Unfortunately all drives in my old Mac Pro were of different brands so I couldn’t properly test the RAID performance. I still tested two 1 TB drives (WD Caviar Black and Samsung) in a RAID 1 setup just to see what kind of read and write speeds it would offer. The Black Magic Design speed test software gave me a nice 288 MB/s read and 264 MB/s write speed. Which is not bad and perfectly usable for large session audio recording.
But as different drive brands are not recommended I put the Qx2 in JBOD (Just a Bunch Of Disks) or independent mode in which it also showed good read and write speeds. Using Pro Tools 11 HD (with the disk cache function OFF) I continuously recorded 64 audio tracks to a single drive in the Qx2. The disk meter showed 11 percent of usage during recording and 16 percent during playback (see picture). This means the USB 3 bus in the new Mac Pro is doing a fine job of transferring the data to and from the Mercury Elite Pro Qx2 RAID enclosure. Not once did I experience a hiccup or a strange spike in disk usage.

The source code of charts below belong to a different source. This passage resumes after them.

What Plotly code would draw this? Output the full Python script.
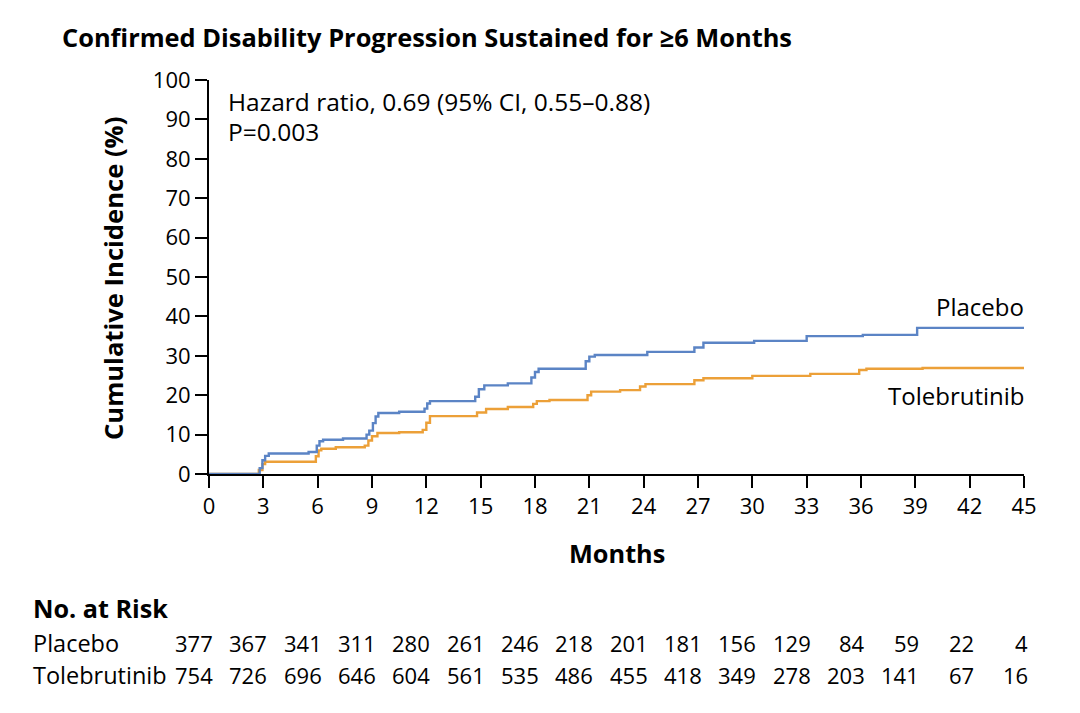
import plotly.graph_objects as go

# ---- data ----
placebo_t = [0, 2.8, 2.95, 3.1, 3.3, 5.5, 5.95, 6.1, 6.3, 7.4, 8.7, 8.85, 9.05, 9.2, 9.35, 10.5, 11.9, 12.05, 12.2,
             14.7, 14.9, 15.2, 16.5, 17.8, 18.0, 18.2, 20.8, 21.0, 21.3, 24.2, 26.8, 27.3, 30.1, 33.0, 36.1, 39.1, 45]
placebo_v = [0, 1.5, 3.5, 4.6, 5.2, 5.6, 7.2, 8.3, 8.7, 9.0, 10.0, 11.0, 12.9, 14.6, 15.5, 15.8, 16.6, 17.9, 18.5,
             19.6, 21.5, 22.5, 23.0, 24.5, 25.9, 26.7, 28.6, 29.8, 30.2, 31.0, 32.1, 33.3, 33.8, 35.0, 35.3, 37.1, 37.1]

tole_t = [0, 2.75, 2.95, 3.1, 5.9, 6.05, 6.2, 7.0, 8.6, 8.8, 9.0, 9.3, 10.5, 11.8, 12.0, 12.2, 14.8, 15.3,
          16.5, 17.9, 18.1, 18.8, 20.9, 21.1, 22.7, 23.8, 24.1, 26.8, 27.3, 30.0, 33.2, 35.9, 36.3, 39.4, 45]
tole_v = [0, 1.0, 2.5, 3.1, 4.5, 6.0, 6.4, 6.8, 7.2, 8.5, 9.6, 10.4, 10.6, 11.2, 13.0, 14.7, 15.6, 16.5,
          17.0, 17.8, 18.5, 18.8, 20.0, 20.9, 21.3, 22.2, 22.8, 23.8, 24.3, 24.9, 25.4, 26.4, 26.7, 26.9, 26.9]

months_ticks = list(range(0, 46, 3))
risk_placebo = [377, 367, 341, 311, 280, 261, 246, 218, 201, 181, 156, 129, 84, 59, 22, 4]
risk_tole = [754, 726, 696, 646, 604, 561, 535, 486, 455, 418, 349, 278, 203, 141, 67, 16]

BLUE = "#5b84c5"
ORANGE = "#eca038"
FONT = "Open Sans"
NUMFONT = "Liberation Sans Narrow, Open Sans"

fig = go.Figure()
fig.add_trace(go.Scatter(x=tole_t, y=tole_v, mode="lines", line=dict(color=ORANGE, width=2.4, shape="hv"),
                         name="Tolebrutinib", showlegend=False, hoverinfo="skip"))
fig.add_trace(go.Scatter(x=placebo_t, y=placebo_v, mode="lines", line=dict(color=BLUE, width=2.4, shape="hv"),
                         name="Placebo", showlegend=False, hoverinfo="skip"))

W, H = 1080, 713
L, R, T, B = 209, 56, 80, 239
ph = H - T - B


def py(pix):
    return (H - B - pix) / ph


def px(pix):
    return (pix - L) / (W - L - R)


def txt(s, x, y, size, xref="paper", xanchor="left", fam=FONT, **kw):
    d = dict(text=s, x=x, y=y, xref=xref, yref="paper", xanchor=xanchor, yanchor="middle", showarrow=False,
             font=dict(size=size, family=fam, color="black"))
    d.update(kw)
    return d


ann = [
    txt("<b>Confirmed Disability Progression Sustained for ≥6 Months</b>", px(60), py(37), 25.4),
    txt("Hazard ratio, 0.69 (95% CI, 0.55–0.88)", px(226), py(101), 24.5),
    txt("P=0.003", px(226), py(132), 24.5),
    txt("Placebo", 45, py(306), 24, xref="x", xanchor="right", xshift=2),
    txt("Tolebrutinib", 45, py(395), 24, xref="x", xanchor="right", xshift=2),
    txt("<b>Months</b>", 22.5, py(553), 25.3, xref="x", xanchor="center"),
    txt("<b>Cumulative Incidence (%)</b>", px(113), py(279), 25.6, xanchor="center", textangle=-90),
    txt("<b>No. at Risk</b>", px(31), py(608), 25.2),
    txt("Placebo", px(31), py(643), 23.5),
    txt("Tolebrutinib", px(31), py(675), 23.5),
]
for m, a, b in zip(months_ticks, risk_placebo, risk_tole):
    ann.append(txt(str(a), m, py(643), 22, xref="x", xanchor="right", fam=NUMFONT, xshift=6))
    ann.append(txt(str(b), m, py(675), 22, xref="x", xanchor="right", fam=NUMFONT, xshift=6))

fig.update_layout(
    width=W, height=H,
    margin=dict(l=L, r=R, t=T, b=B),
    paper_bgcolor="white", plot_bgcolor="white",
    font=dict(family=FONT, color="black"),
    annotations=ann,
    xaxis=dict(range=[0, 45], tickvals=months_ticks, showgrid=False, zeroline=False,
               showline=True, linecolor="black", linewidth=2, ticks="outside", ticklen=12,
               tickwidth=2, tickcolor="black", tickfont=dict(size=22, family=FONT), ticklabelstandoff=0),
    yaxis=dict(range=[0, 100], tickvals=list(range(0, 101, 10)), showgrid=False, zeroline=False,
               showline=True, linecolor="black", linewidth=2, ticks="outside", ticklen=12,
               tickwidth=2, tickcolor="black", tickfont=dict(size=22, family=FONT), ticklabelstandoff=0),
)

fig.write_html("out.html")
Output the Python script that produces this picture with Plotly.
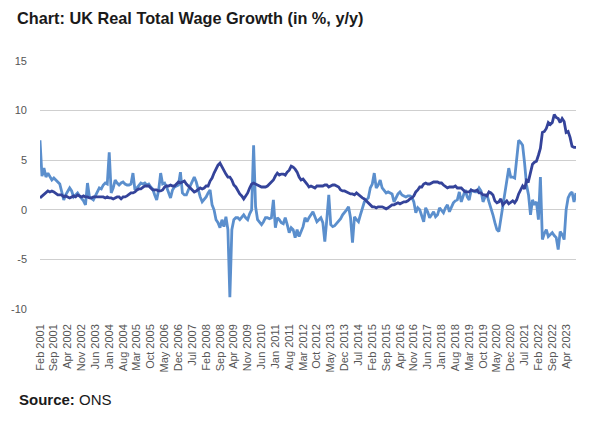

Disk usage during recording and playback to the OWC Mercury Elite pro USB 3
Time will tell how the Qx2 performs in RAID mode when a drive breaks down, as no drives were harmed during testing 😉 so I can’t give a full review. Let me give one word of advice though. When a RAID system with the right protocol breaks down you should be protected from data loss by swapping out the bad drive and putting in an identical new one. This is great and all but a RAID system is by no means a guarantee that you will not lose any data. Always, and I repeat, always backup your precious data residing on your RAID system onto another drive or multiple drives. This should preferably be placed off site for good data insurance. I always make sure I have at least three backups of my data at any one time. Data can disappear in a wink of an eye. And I learned that the hard way, which I might write about some other time.
Yes, Thunderbolt is a superior technology over USB 3. It acts like a high speed SATA interface, and you can daisy chain 6 devices, plus it currently has transfer speeds of up to 20 Gigabits/second (Gb/s) with a promise of higher speeds in the future. So Thunderbolt should preferably be the choice of interface. But if your wallet is complaining, a USB 3 harddisk or RAID system offers a great alternative for professional audio purposes. The OWC Mercury Elite Pro Qx2 USB 3 RAID enclosure is a fine solution. Make sure though you don’t have it too close to the area where you mix or record.